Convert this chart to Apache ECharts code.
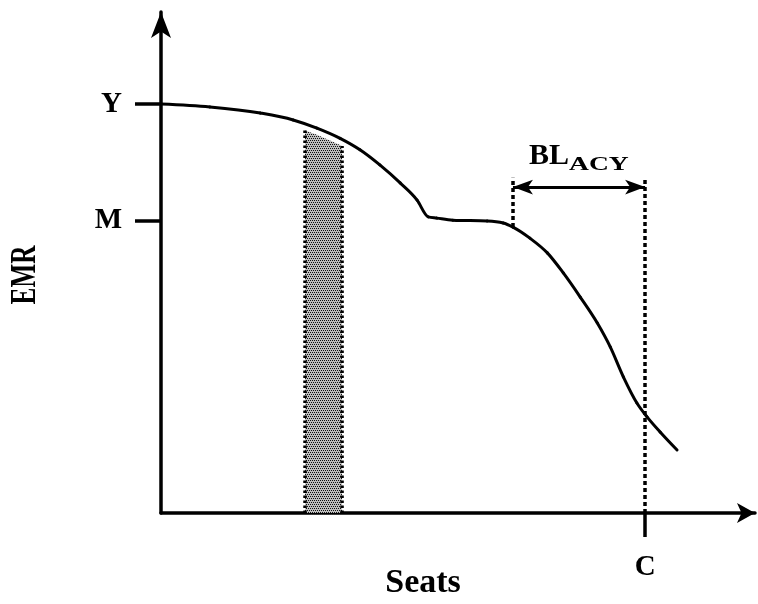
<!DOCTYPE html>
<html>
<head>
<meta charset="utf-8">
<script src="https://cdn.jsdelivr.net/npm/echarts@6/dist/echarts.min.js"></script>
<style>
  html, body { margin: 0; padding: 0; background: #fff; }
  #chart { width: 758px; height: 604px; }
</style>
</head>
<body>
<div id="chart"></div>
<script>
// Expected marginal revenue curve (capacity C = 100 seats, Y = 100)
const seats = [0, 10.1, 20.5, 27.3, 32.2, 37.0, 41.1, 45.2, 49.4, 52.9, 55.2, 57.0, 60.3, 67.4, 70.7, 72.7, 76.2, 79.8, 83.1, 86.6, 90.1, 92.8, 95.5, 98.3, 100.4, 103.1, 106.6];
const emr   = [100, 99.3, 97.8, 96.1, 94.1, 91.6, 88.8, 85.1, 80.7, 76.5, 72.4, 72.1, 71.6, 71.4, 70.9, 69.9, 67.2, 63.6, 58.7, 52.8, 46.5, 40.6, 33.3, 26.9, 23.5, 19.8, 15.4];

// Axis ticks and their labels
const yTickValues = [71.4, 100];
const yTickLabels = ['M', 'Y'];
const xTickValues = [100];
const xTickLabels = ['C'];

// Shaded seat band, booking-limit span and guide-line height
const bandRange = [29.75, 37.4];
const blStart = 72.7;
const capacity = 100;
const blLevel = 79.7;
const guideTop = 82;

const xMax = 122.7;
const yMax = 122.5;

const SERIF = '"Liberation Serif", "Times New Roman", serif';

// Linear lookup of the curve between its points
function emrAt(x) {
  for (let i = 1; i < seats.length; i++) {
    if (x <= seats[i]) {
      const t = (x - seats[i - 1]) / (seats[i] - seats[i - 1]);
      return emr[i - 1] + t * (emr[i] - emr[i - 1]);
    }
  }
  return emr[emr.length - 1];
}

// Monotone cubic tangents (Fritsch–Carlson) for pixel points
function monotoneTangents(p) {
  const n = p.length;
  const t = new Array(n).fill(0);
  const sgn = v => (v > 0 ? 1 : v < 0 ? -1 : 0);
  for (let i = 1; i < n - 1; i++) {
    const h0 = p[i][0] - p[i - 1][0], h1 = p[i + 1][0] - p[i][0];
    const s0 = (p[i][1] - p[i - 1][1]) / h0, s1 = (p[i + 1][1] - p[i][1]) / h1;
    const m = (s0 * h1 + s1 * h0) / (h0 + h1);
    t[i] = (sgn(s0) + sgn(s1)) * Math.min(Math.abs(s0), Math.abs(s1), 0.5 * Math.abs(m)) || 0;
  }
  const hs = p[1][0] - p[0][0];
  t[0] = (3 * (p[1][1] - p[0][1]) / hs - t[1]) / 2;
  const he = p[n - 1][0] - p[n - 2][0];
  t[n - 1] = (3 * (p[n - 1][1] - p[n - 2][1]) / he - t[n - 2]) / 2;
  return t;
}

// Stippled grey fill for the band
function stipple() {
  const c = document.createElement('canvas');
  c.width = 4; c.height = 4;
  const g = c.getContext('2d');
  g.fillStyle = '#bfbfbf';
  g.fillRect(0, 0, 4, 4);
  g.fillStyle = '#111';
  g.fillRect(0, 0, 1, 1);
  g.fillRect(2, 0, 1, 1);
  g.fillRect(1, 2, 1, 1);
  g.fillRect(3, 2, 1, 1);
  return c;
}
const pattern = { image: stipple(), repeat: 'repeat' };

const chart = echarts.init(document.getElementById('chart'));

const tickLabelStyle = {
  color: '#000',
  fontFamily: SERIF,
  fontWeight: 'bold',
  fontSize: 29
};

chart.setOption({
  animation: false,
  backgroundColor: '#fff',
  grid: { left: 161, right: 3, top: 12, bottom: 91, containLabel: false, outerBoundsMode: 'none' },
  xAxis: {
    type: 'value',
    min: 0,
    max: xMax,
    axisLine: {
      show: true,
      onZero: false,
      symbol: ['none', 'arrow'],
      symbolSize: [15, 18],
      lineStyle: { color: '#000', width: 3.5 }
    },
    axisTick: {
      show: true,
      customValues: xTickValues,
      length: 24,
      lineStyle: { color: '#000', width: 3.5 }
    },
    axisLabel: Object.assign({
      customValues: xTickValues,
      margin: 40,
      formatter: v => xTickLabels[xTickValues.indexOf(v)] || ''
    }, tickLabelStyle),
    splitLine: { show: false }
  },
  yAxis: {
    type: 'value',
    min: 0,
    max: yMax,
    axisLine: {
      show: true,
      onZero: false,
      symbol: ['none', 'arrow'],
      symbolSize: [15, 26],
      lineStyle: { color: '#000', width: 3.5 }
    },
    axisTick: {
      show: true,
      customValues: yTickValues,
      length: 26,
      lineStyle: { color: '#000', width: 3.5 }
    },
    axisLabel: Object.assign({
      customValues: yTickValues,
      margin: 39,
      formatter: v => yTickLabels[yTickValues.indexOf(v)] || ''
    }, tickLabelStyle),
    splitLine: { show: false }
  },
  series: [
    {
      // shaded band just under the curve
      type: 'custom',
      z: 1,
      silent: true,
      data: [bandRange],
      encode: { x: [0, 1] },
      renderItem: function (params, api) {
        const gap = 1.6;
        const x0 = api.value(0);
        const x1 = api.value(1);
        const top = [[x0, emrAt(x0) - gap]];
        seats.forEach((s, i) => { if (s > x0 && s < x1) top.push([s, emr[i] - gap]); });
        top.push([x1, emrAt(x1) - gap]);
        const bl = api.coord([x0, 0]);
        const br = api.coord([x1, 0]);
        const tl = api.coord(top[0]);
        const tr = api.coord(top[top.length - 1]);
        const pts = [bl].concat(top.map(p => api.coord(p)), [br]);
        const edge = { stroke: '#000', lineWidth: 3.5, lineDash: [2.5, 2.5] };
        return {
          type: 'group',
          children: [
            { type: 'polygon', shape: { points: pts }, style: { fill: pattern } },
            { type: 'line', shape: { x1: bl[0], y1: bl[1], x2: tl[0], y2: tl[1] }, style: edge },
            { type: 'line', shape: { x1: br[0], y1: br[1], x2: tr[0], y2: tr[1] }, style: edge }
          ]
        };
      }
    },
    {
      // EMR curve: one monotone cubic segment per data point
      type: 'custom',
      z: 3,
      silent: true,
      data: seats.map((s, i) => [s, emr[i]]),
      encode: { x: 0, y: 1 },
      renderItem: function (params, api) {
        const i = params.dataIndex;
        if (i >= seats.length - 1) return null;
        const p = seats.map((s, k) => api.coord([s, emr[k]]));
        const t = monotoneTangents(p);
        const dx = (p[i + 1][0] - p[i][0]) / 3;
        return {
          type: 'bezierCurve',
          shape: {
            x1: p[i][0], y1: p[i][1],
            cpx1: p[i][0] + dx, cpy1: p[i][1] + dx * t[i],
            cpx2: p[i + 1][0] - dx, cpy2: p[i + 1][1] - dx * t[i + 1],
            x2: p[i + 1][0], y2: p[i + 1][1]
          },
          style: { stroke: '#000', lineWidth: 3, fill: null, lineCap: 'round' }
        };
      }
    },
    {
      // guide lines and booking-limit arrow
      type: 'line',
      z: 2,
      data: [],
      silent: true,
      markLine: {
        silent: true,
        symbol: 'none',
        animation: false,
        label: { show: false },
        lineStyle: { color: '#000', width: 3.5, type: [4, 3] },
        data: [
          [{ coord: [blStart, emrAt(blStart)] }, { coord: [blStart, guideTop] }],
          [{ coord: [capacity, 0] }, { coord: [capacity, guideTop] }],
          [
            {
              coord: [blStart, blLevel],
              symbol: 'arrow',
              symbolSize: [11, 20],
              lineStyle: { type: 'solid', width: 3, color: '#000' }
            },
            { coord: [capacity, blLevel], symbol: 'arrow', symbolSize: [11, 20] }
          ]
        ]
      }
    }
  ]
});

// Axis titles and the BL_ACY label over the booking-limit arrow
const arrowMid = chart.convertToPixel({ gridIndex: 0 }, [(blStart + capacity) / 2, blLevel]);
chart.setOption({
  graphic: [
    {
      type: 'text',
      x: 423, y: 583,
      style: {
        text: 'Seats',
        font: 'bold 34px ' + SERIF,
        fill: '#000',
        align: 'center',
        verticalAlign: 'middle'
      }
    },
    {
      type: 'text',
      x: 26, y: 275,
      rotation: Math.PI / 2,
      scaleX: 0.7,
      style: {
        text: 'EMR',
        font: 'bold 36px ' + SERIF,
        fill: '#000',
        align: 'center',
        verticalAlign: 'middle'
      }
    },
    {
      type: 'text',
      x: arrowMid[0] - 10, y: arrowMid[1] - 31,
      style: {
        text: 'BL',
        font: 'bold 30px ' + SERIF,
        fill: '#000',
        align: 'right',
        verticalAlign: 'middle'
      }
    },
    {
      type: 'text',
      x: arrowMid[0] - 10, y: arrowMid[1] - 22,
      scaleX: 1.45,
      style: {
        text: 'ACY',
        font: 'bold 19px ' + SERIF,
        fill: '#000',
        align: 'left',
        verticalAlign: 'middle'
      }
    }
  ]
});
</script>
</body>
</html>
· · · ·
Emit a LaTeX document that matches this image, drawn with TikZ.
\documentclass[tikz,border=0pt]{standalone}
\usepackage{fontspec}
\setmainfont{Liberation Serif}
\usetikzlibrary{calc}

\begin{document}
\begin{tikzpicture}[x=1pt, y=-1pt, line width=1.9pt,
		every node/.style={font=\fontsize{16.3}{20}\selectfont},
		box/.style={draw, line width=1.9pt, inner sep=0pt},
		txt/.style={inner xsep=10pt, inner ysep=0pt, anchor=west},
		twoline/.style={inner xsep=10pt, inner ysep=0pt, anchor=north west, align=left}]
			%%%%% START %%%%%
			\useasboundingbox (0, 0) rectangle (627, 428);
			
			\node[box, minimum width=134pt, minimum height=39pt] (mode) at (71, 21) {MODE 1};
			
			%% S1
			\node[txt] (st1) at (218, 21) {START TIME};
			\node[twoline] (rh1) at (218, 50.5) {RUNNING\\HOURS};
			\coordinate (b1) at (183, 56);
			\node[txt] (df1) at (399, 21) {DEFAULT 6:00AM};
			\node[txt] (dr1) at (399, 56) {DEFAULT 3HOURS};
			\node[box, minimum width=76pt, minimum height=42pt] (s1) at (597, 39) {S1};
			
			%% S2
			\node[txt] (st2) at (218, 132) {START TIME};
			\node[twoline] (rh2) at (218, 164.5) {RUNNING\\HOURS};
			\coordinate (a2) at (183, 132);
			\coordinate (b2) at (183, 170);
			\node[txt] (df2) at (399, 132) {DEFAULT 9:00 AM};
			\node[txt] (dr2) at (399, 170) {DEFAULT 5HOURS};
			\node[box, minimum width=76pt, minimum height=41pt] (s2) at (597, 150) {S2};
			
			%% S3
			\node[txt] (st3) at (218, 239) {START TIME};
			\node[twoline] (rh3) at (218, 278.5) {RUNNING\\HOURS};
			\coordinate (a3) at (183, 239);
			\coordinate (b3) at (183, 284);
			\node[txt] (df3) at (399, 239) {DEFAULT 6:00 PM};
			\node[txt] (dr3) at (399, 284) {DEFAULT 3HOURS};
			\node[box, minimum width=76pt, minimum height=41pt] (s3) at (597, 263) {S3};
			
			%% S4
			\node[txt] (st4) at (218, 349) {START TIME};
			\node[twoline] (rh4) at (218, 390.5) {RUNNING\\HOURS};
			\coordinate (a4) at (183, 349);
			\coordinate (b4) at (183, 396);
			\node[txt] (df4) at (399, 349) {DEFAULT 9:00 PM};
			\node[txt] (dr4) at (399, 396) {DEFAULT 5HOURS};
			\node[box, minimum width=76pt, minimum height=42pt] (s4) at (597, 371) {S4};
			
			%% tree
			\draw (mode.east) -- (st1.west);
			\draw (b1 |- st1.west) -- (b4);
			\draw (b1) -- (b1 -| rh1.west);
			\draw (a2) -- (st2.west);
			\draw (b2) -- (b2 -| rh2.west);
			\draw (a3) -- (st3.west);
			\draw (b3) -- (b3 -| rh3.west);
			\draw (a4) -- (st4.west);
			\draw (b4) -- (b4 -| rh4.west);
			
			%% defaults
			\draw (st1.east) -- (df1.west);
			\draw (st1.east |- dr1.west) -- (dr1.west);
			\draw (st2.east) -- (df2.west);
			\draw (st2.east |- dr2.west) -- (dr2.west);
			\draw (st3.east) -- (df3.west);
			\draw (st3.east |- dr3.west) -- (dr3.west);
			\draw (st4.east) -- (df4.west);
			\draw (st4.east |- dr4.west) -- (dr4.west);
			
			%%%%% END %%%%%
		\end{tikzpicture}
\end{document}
· · · ·
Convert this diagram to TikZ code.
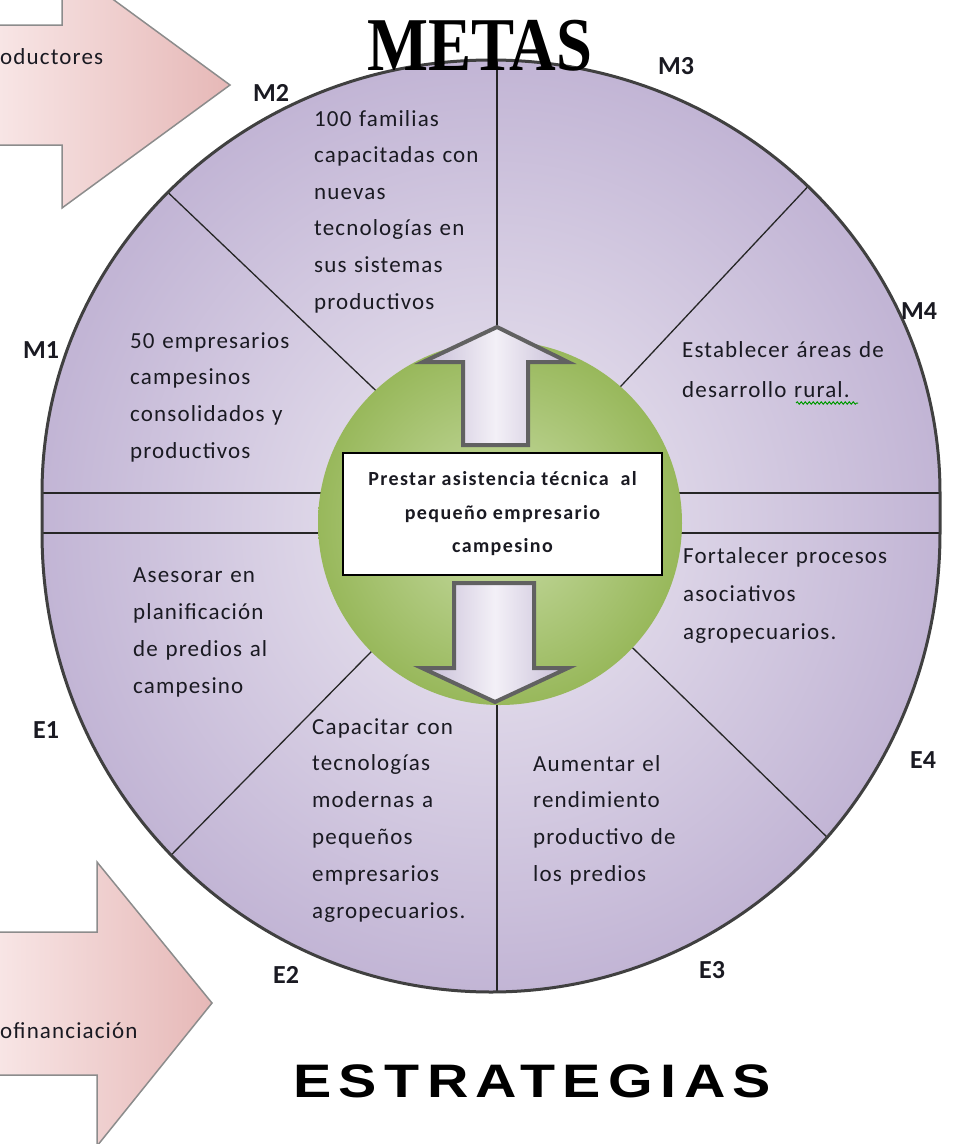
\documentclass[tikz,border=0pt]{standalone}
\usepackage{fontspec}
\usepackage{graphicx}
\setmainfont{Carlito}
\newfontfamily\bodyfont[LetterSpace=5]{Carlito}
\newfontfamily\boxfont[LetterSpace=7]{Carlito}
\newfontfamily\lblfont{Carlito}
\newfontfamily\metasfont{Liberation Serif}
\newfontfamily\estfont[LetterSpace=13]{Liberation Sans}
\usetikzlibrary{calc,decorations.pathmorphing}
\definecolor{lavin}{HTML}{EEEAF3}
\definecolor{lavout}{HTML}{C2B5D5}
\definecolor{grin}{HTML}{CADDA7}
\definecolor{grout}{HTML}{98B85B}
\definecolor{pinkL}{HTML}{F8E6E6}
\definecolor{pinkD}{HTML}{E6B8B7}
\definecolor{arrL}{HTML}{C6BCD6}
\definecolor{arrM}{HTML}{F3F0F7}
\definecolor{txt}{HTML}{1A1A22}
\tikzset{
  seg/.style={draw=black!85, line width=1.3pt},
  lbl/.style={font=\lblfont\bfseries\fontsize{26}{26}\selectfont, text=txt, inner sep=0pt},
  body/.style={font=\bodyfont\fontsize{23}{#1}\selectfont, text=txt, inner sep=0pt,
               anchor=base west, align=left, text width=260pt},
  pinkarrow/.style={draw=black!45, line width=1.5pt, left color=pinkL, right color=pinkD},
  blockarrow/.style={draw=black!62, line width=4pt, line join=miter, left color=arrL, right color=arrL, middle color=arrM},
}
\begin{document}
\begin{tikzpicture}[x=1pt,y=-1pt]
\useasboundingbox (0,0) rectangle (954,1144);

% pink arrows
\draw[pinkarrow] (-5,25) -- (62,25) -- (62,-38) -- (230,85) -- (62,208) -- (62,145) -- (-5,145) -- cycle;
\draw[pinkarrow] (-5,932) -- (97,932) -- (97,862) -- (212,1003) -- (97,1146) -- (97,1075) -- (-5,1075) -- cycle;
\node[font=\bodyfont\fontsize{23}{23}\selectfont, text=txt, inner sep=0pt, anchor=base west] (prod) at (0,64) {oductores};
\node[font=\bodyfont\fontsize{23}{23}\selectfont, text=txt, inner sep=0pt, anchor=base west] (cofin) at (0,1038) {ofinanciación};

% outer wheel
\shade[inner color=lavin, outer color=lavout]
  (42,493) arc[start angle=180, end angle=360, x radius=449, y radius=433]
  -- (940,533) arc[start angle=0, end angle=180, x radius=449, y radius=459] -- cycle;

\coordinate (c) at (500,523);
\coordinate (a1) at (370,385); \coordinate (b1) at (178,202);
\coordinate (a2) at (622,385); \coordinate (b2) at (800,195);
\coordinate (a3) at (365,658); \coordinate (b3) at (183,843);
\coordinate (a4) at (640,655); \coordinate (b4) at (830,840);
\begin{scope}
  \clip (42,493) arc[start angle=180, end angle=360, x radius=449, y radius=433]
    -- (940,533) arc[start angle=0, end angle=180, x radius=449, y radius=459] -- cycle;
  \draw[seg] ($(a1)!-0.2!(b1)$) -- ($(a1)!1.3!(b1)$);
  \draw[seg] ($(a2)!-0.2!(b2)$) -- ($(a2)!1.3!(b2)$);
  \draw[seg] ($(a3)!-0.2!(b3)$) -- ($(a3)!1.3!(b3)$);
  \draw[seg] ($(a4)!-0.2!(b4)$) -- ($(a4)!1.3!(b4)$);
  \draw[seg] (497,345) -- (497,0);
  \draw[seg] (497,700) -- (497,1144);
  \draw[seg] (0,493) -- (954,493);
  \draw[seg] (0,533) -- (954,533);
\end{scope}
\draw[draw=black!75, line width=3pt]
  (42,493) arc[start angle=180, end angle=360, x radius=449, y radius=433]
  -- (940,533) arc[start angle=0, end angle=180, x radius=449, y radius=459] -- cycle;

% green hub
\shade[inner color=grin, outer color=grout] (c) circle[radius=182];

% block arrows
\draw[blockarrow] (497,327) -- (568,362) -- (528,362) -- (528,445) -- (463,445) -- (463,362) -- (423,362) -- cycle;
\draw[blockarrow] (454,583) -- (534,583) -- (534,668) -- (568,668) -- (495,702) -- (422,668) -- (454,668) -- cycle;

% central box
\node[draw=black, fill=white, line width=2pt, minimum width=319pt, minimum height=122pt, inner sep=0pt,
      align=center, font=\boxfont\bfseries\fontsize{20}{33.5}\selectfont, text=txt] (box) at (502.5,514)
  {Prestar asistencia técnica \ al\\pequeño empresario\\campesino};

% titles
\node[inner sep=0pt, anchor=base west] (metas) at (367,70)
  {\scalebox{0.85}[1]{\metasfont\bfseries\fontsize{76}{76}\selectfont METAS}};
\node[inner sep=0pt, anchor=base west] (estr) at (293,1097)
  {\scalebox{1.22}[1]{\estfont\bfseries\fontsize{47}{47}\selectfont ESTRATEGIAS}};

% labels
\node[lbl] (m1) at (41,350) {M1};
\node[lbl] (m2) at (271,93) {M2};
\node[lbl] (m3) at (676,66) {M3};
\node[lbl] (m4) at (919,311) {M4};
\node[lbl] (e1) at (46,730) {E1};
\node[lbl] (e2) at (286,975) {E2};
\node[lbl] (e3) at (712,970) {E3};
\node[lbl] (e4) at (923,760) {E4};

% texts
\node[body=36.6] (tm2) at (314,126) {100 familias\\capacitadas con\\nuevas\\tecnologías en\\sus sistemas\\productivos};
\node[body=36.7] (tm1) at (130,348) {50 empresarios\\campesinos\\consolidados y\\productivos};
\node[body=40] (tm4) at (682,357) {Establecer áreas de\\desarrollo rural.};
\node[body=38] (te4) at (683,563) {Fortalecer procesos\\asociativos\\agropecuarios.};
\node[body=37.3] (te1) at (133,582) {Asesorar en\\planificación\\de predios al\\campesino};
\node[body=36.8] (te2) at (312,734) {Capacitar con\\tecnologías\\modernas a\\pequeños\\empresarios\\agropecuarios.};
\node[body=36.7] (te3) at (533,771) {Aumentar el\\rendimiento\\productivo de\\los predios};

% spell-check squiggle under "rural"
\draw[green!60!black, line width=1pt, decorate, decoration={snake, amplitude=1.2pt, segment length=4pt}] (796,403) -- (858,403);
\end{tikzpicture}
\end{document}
· · · ·
WORK TO DO: Repeat exactly the lines running from the one with "Emit a LaTeX" through the one with "minimum height=42pt] (s1)", both included.

SOLVED EXERCISE:
Emit a LaTeX document that matches this image, drawn with TikZ.
\documentclass[tikz,border=0pt]{standalone}
\usepackage{fontspec}
\setmainfont{Liberation Serif}
\usetikzlibrary{calc}

\begin{document}
\begin{tikzpicture}[x=1pt, y=-1pt, line width=1.9pt,
		every node/.style={font=\fontsize{16.3}{20}\selectfont},
		box/.style={draw, line width=1.9pt, inner sep=0pt},
		txt/.style={inner xsep=10pt, inner ysep=0pt, anchor=west},
		twoline/.style={inner xsep=10pt, inner ysep=0pt, anchor=north west, align=left}]
			%%%%% START %%%%%
			\useasboundingbox (0, 0) rectangle (627, 428);
			
			\node[box, minimum width=134pt, minimum height=39pt] (mode) at (71, 21) {MODE 1};
			
			%% S1
			\node[txt] (st1) at (218, 21) {START TIME};
			\node[twoline] (rh1) at (218, 50.5) {RUNNING\\HOURS};
			\coordinate (b1) at (183, 56);
			\node[txt] (df1) at (399, 21) {DEFAULT 6:00AM};
			\node[txt] (dr1) at (399, 56) {DEFAULT 3HOURS};
			\node[box, minimum width=76pt, minimum height=42pt] (s1) at (597, 39) {S1};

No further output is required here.